Hernan, VanderWeele, and others argue that causation (or a causal question) is well-defined when interventions are well-specified. I take this to be a sort of methodological axiom of the approach.

But what is a well-specified intervention?

Consider an example from Hernan & Taubman’s influential 2008 paper on obesity. In that paper, BMI is shown up as failing to correspond to a well-specified intervention; better-specifed interventions include one hour of strenuous physical exercise per day (among others).

But what kind of exercise? One hour of running? Powerlifting? Yoga? Boxing?

It might matter – it might turn out that, say, boxing and running for an hour a day reduce BMI by similar amounts but that one of them is associated with longer life. Or it might turn out not to matter. Either way, it would be a matter of empirical inquiry.

This has two consequences for the mantra that well-defined causal questions require well-specified interventions.

First, as I’ve pointed out before on this blog, it means that experimental studies don’t necessarily guarantee well-specified interventions. Just because you can do it doesn’t mean you know what you are doing. The differences you might think don’t matter might matter: different strains of broccoli might have totally different effects on mortality, etc.

Second, more fundamentally, it means that the whole approach is circular. You need a well-specified intervention for a good empirical inquiry into causes and you need good empirical inquiry into causes to know whether your intervention is well-specified.

To me this seems to be a potentially fatal consequence for the claim that well-defined causal questions require well-specified interventions.
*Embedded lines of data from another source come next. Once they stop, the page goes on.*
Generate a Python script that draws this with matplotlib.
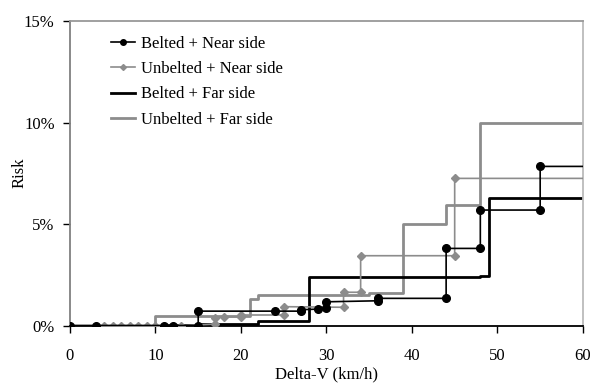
import matplotlib.pyplot as plt
from matplotlib.ticker import FuncFormatter

plt.rcParams['font.family'] = 'Liberation Serif'
plt.rcParams['font.size'] = 12

# risk in %, delta-v in km/h
bn_x = [0, 3, 11, 12, 15, 15, 24, 27, 27, 29, 30, 30, 36, 36, 44, 44, 48, 48, 55, 55]
bn_y = [0, 0, 0, 0, 0, 0.71, 0.71, 0.71, 0.78, 0.81, 0.85, 1.17, 1.22, 1.34, 1.34, 3.8, 3.8, 5.69, 5.69, 7.84]

un_x = [0, 4, 5, 6, 7, 8, 9, 10, 13, 17, 17, 18, 20, 20, 25, 25, 32, 32, 34, 34, 45, 45]
un_y = [0, 0, 0, 0, 0, 0, 0, 0, 0, 0.07, 0.35, 0.43, 0.43, 0.52, 0.52, 0.93, 0.9, 1.64, 1.64, 3.44, 3.44, 7.25]

bf_x = [0, 11, 11, 15, 15, 22, 22, 28, 28, 48, 48, 49, 49, 60]
bf_y = [0, 0, 0.05, 0.05, 0.1, 0.1, 0.2, 0.2, 2.4, 2.4, 2.45, 2.45, 6.3, 6.3]

uf_x = [0, 10, 10, 21, 21, 22, 22, 35, 35, 39, 39, 44, 44, 48, 48, 60]
uf_y = [0, 0, 0.48, 0.48, 1.29, 1.29, 1.52, 1.52, 1.6, 1.6, 5.0, 5.0, 5.93, 5.93, 10.0, 10.0]

labels = ['Belted + Near side', 'Unbelted + Near side', 'Belted + Far side', 'Unbelted + Far side']

fig = plt.figure(figsize=(5.93, 3.83), dpi=100)
ax = fig.add_axes([0.118, 0.150, 0.865, 0.795])

l1, = ax.plot(bn_x + [60], bn_y + [bn_y[-1]], color='black', lw=1.2, zorder=4)
m1, = ax.plot(bn_x, bn_y, 'o', color='black', ms=5.5, zorder=5)
l2, = ax.plot(un_x + [60], un_y + [un_y[-1]], color='#8c8c8c', lw=1.2, zorder=3)
m2, = ax.plot(un_x, un_y, 'D', color='#8c8c8c', ms=4, zorder=3)
l3, = ax.plot(bf_x, bf_y, color='black', lw=2, zorder=2)
l4, = ax.plot(uf_x, uf_y, color='#8c8c8c', lw=2, zorder=1)

h1, = ax.plot([], [], '-o', color='black', lw=1.2, ms=4)
h2, = ax.plot([], [], '-D', color='#8c8c8c', lw=1.2, ms=3)
ax.legend([h1, h2, l3, l4], labels, loc='upper left', frameon=False,
          bbox_to_anchor=(0.188, 0.906), bbox_transform=fig.transFigure,
          borderpad=0, borderaxespad=0, handlelength=1.4, handletextpad=0.4,
          labelspacing=0.55)

ax.set_xlim(0, 60)
ax.set_ylim(0, 15)
ax.set_xticks([0, 10, 20, 30, 40, 50, 60])
ax.set_yticks([0, 5, 10, 15])
ax.yaxis.set_major_formatter(FuncFormatter(lambda v, p: '%d%%' % v))
ax.tick_params(axis='x', direction='out', length=5, pad=11, width=1)
ax.tick_params(axis='y', direction='out', length=5, pad=6, width=1)

ax.spines['left'].set_color('#808080')
ax.spines['top'].set_color('#999999')
ax.spines['right'].set_color('#bbbbbb')
ax.spines['bottom'].set_color('black')
for s in ax.spines.values():
    s.set_linewidth(1.3)

ax.set_xlabel('Delta-V (km/h)', labelpad=2)
fig.text(20 / 593, 1 - 173 / 383, 'Risk', rotation=90, ha='center', va='center')

fig.savefig('out.png', dpi=100)
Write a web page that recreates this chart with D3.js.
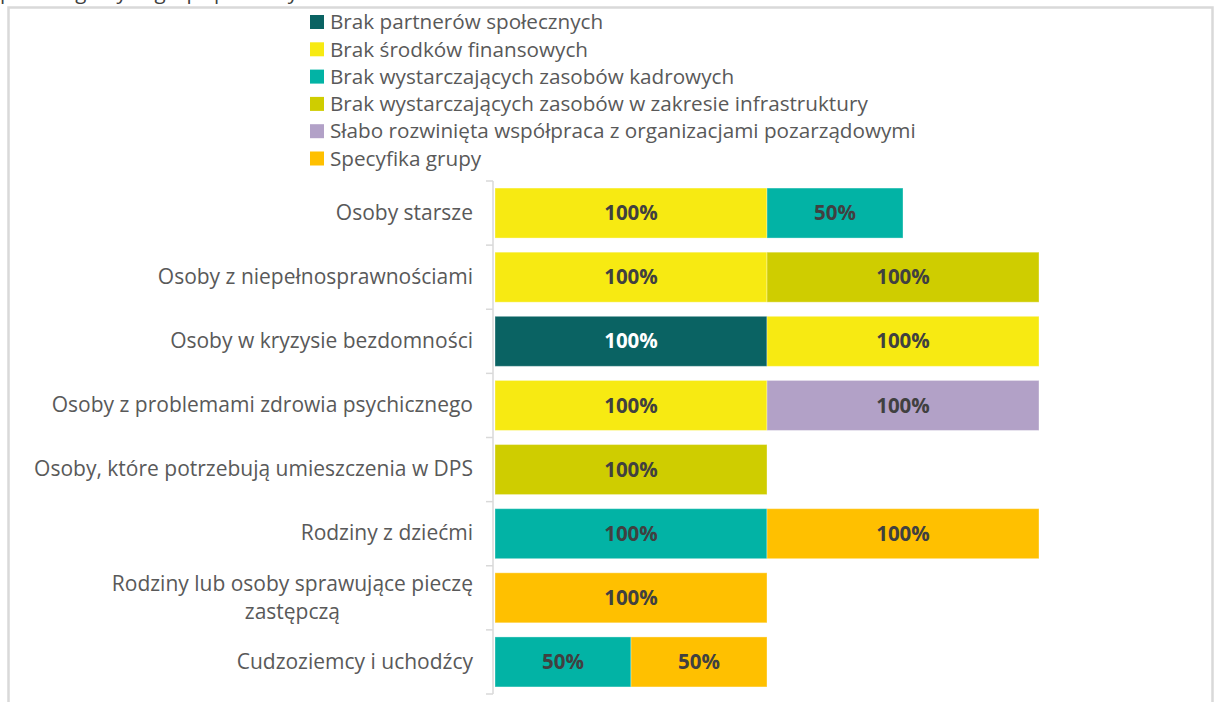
<!DOCTYPE html>
<html lang="pl">
<head>
<meta charset="utf-8">
<script src="https://cdn.jsdelivr.net/npm/d3@7"></script>
<style>
  html, body { margin: 0; padding: 0; background: #fff; }
  svg { display: block; font-family: "Open Sans", "Noto Sans", sans-serif; }
</style>
</head>
<body>
<svg id="chart" width="1215" height="702"></svg>
<script>
// Target groups (top to bottom)
const categories = [
  "Osoby starsze",
  "Osoby z niepełnosprawnościami",
  "Osoby w kryzysie bezdomności",
  "Osoby z problemami zdrowia psychicznego",
  "Osoby, które potrzebują umieszczenia w DPS",
  "Rodziny z dziećmi",
  "Rodziny lub osoby sprawujące pieczę zastępczą",
  "Cudzoziemcy i uchodźcy"
];

// Barriers (series), in stacking order
const seriesNames = [
  "Brak partnerów społecznych",
  "Brak środków finansowych",
  "Brak wystarczających zasobów kadrowych",
  "Brak wystarczających zasobów w zakresie infrastruktury",
  "Słabo rozwinięta współpraca z organizacjami pozarządowymi",
  "Specyfika grupy"
];

const seriesColors = ["#0a6363", "#f7ea12", "#02b3a5", "#cfcd00", "#b2a1c7", "#ffc000"];

// Share of answers (%) per group, one array per series
const brakPartnerow      = [0,   0,   100, 0,   0,   0,   0,   0];
const brakSrodkow        = [100, 100, 100, 100, 0,   0,   0,   0];
const brakKadr           = [50,  0,   0,   0,   0,   100, 0,   50];
const brakInfrastruktury = [0,   100, 0,   0,   100, 0,   0,   0];
const slabaWspolpraca    = [0,   0,   0,   100, 0,   0,   0,   0];
const specyfikaGrupy     = [0,   0,   0,   0,   0,   100, 100, 50];

const seriesValues = [brakPartnerow, brakSrodkow, brakKadr, brakInfrastruktury, slabaWspolpraca, specyfikaGrupy];

// Heading line above the frame (only its lower edge fits on the page)
const headingText = "poszczególnych grup społecznych";

const rows = categories.map((c, i) => {
  const r = { category: c };
  seriesNames.forEach((s, j) => { r[s] = seriesValues[j][i]; });
  return r;
});

const svg = d3.select("#chart");

// heading, clipped by the top edge
svg.append("text")
  .attr("x", 0).attr("y", -1.5)
  .attr("font-size", 20.5).attr("fill", "#404040")
  .text(headingText);

// chart frame
svg.append("rect")
  .attr("x", 8.5).attr("y", 7.5)
  .attr("width", 1204).attr("height", 720)
  .attr("fill", "#fff").attr("stroke", "#d9d9d9").attr("stroke-width", 2.5);

const color = d3.scaleOrdinal().domain(seriesNames).range(seriesColors);

const y = d3.scaleBand()
  .domain(categories)
  .range([181, 694])
  .paddingInner(0.22)
  .paddingOuter(0.11);

const x = d3.scaleLinear().domain([0, 200]).range([495, 1039]);

const stacked = d3.stack().keys(seriesNames)(rows);

// bars
const layers = svg.append("g").selectAll("g")
  .data(stacked)
  .join("g")
  .attr("fill", d => color(d.key));

layers.selectAll("rect")
  .data(d => d.filter(p => p[1] - p[0] > 0))
  .join("rect")
  .attr("x", p => x(p[0]))
  .attr("y", p => y(p.data.category))
  .attr("width", p => x(p[1]) - x(p[0]))
  .attr("height", y.bandwidth())
  .attr("stroke", "#fff").attr("stroke-opacity", 0.35).attr("stroke-width", 1);

// value labels
layers.selectAll("text")
  .data(d => d.filter(p => p[1] - p[0] > 0).map(p => ({ p, key: d.key })))
  .join("text")
  .attr("x", d => (x(d.p[0]) + x(d.p[1])) / 2)
  .attr("y", d => y(d.p.data.category) + y.bandwidth() / 2)
  .attr("dy", "0.35em")
  .attr("text-anchor", "middle")
  .attr("font-size", 20.5).attr("font-weight", 700)
  .attr("fill", d => d.key === seriesNames[0] ? "#ffffff" : "#404040")
  .text(d => (d.p[1] - d.p[0]) + "%");

// category axis
const axisX = 493;
const axisG = svg.append("g").attr("transform", `translate(${axisX},0)`);
axisG.call(d3.axisLeft(y).tickSize(0).tickPadding(20));
axisG.select(".domain").remove();
axisG.selectAll(".tick text")
  .attr("font-size", 21).attr("font-family", "\"Open Sans\", sans-serif")
  .attr("fill", "#595959")
  .each(function (d) {
    const t = d3.select(this);
    if (d === "Rodziny lub osoby sprawujące pieczę zastępczą") {
      const lines = ["Rodziny lub osoby sprawujące pieczę", "zastępczą"];
      t.text(null);
      const first = t.append("tspan").attr("x", -20).attr("dy", "-0.32em").text(lines[0]);
      const w = first.node().getComputedTextLength();
      t.append("tspan").attr("x", -20 - w / 2).attr("dy", "1.35em")
        .attr("text-anchor", "middle").text(lines[1]);
    }
  });

// axis line and category separators
const step = y.step();
const bounds = categories.map(c => y(c) - (step - y.bandwidth()) / 2)
  .concat([y(categories[categories.length - 1]) + y.bandwidth() + (step - y.bandwidth()) / 2]);
svg.append("line")
  .attr("x1", axisX).attr("x2", axisX)
  .attr("y1", bounds[0]).attr("y2", bounds[bounds.length - 1])
  .attr("stroke", "#d9d9d9").attr("stroke-width", 1.5);
svg.append("g").selectAll("line")
  .data(bounds)
  .join("line")
  .attr("x1", axisX - 7).attr("x2", axisX)
  .attr("y1", d => d).attr("y2", d => d)
  .attr("stroke", "#d9d9d9").attr("stroke-width", 1.5);

// legend
const legend = svg.append("g").selectAll("g")
  .data(seriesNames)
  .join("g")
  .attr("transform", (d, i) => `translate(310,${22 + i * 27.3})`);
legend.append("rect")
  .attr("x", 0).attr("y", -7).attr("width", 14).attr("height", 14)
  .attr("fill", d => color(d));
legend.append("text")
  .attr("x", 20).attr("dy", "0.35em")
  .attr("font-size", 20.7).attr("fill", "#595959")
  .text(d => d);
</script>
</body>
</html>
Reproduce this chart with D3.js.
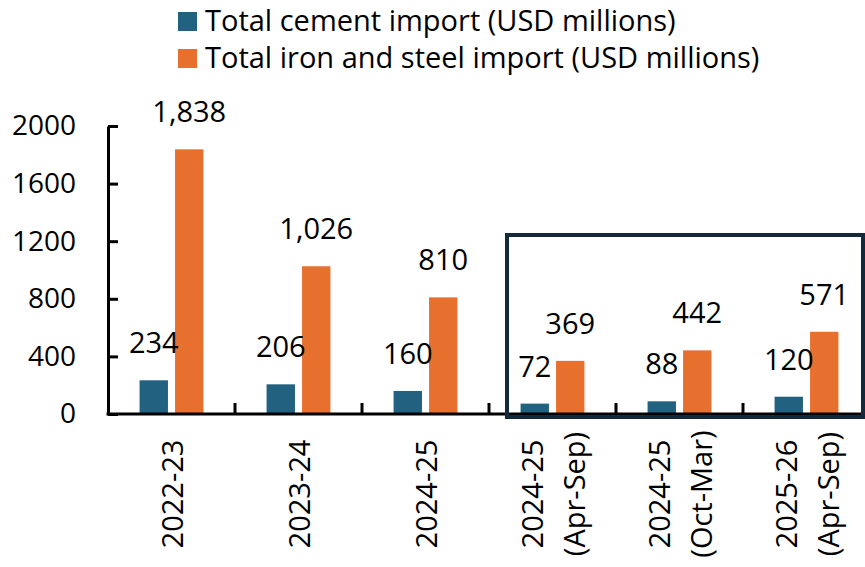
<!DOCTYPE html>
<html>
<head>
<meta charset="utf-8">
<script src="https://cdn.jsdelivr.net/npm/d3@7.9.0/dist/d3.min.js"></script>
<style>
  body { margin: 0; background: #fff; }
  svg { display: block; font-family: "Open Sans", sans-serif; }
</style>
</head>
<body>
<svg id="chart" width="865" height="567"></svg>
<script>
const categories = [
  ["2022-23"],
  ["2023-24"],
  ["2024-25"],
  ["2024-25", "(Apr-Sep)"],
  ["2024-25", "(Oct-Mar)"],
  ["2025-26", "(Apr-Sep)"]
];
const cement = [234, 206, 160, 72, 88, 120];
const steel = [1838, 1026, 810, 369, 442, 571];
const seriesNames = ["Total cement import (USD millions)", "Total iron and steel import (USD millions)"];
const yTicks = [0, 400, 800, 1200, 1600, 2000];

const colors = ["#22617f", "#e8702f"];
const fontSize = 29;

const svg = d3.select("#chart");
const plotLeft = 108, plotRight = 870, plotTop = 126, plotBottom = 414;

const x = d3.scaleBand().domain(d3.range(categories.length)).range([plotLeft, plotRight]);
const x1 = d3.scaleBand().domain([0, 1]).range([0, x.bandwidth()])
  .paddingInner(0.2).paddingOuter(0.89);
const y = d3.scaleLinear().domain([0, 2000]).range([plotBottom, plotTop]);

const rows = categories.map((c, i) => ({ i, vals: [cement[i], steel[i]] }));

// bars
const groups = svg.append("g").selectAll("g")
  .data(rows).join("g")
  .attr("transform", d => `translate(${x(d.i)},0)`);

groups.selectAll("rect")
  .data(d => d.vals.map((v, s) => ({ v, s })))
  .join("rect")
  .attr("x", d => x1(d.s))
  .attr("width", x1.bandwidth())
  .attr("y", d => y(d.v))
  .attr("height", d => y(0) - y(d.v))
  .attr("fill", d => colors[d.s]);

// value labels
groups.selectAll("text")
  .data(d => d.vals.map((v, s) => ({ v, s })))
  .join("text")
  .attr("x", d => x1(d.s) + x1.bandwidth() / 2)
  .attr("y", d => y(d.v) - 27)
  .attr("text-anchor", "middle")
  .attr("font-size", fontSize)
  .attr("fill", "#000")
  .text(d => d3.format(",")(d.v));

// y axis
const yAxis = svg.append("g")
  .attr("transform", `translate(${plotLeft},0)`)
  .call(d3.axisLeft(y).tickValues(yTicks).tickFormat(d3.format("d"))
    .tickSizeInner(-10).tickSizeOuter(0).tickPadding(32));
yAxis.select(".domain").attr("stroke", "#000").attr("stroke-width", 3);
yAxis.selectAll(".tick line").attr("stroke", "#000").attr("stroke-width", 3);
yAxis.selectAll(".tick text")
  .attr("font-size", 28).attr("font-family", "Open Sans").attr("fill", "#000");

// x axis line and band ticks
svg.append("line")
  .attr("x1", plotLeft - 1.5).attr("x2", plotRight)
  .attr("y1", y(0)).attr("y2", y(0))
  .attr("stroke", "#000").attr("stroke-width", 3);

svg.append("g").selectAll("line")
  .data(d3.range(1, categories.length)).join("line")
  .attr("x1", d => x(d)).attr("x2", d => x(d))
  .attr("y1", y(0)).attr("y2", y(0) - 11)
  .attr("stroke", "#000").attr("stroke-width", 3);

// x labels, rotated
const labelY = 494;
const xl = svg.append("g").selectAll("g")
  .data(categories.map((c, i) => ({ c, i }))).join("g")
  .attr("transform", d => `translate(${x(d.i) + x.bandwidth() / 2},${labelY}) rotate(-90)`);

xl.each(function (d) {
  const g = d3.select(this);
  const n = d.c.length;
  d.c.forEach((line, k) => {
    const off = n === 1 ? 1.5 : (k === 0 ? -20 : 22);
    g.append("text")
      .attr("x", 0)
      .attr("y", off + 10)
      .attr("text-anchor", "middle")
      .attr("font-size", fontSize)
      .attr("fill", "#000")
      .text(line);
  });
});

// highlight box around half-year periods
svg.append("rect")
  .attr("x", x(3) + 18)
  .attr("y", 235)
  .attr("width", 863 - (x(3) + 18))
  .attr("height", 182)
  .attr("fill", "none")
  .attr("stroke", "#14293a")
  .attr("stroke-width", 4);

// legend
const legend = svg.append("g").selectAll("g")
  .data(seriesNames).join("g")
  .attr("transform", (d, i) => `translate(178,${12 + i * 37})`);
legend.append("rect")
  .attr("width", 19).attr("height", 19)
  .attr("fill", (d, i) => colors[i]);
legend.append("text")
  .attr("x", 27).attr("y", 19)
  .attr("font-size", fontSize)
  .attr("fill", "#000")
  .text(d => d);
</script>
</body>
</html>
For if that were true, we would be trapped in a circle, and could never have any well-specified interventions, and thus no well-defined causal questions either. Therefore either we really are trapped in that circle; or we can have well-defined causal questions, in which case, it is false that these always require well-specified interventions.

This is a line of argument I’m developing at present, inspired in part by Vandebroucke and Pearce’s critique of the “methodological revolution” at the recent WCE 2014 in Anchorage. I would welcome comments.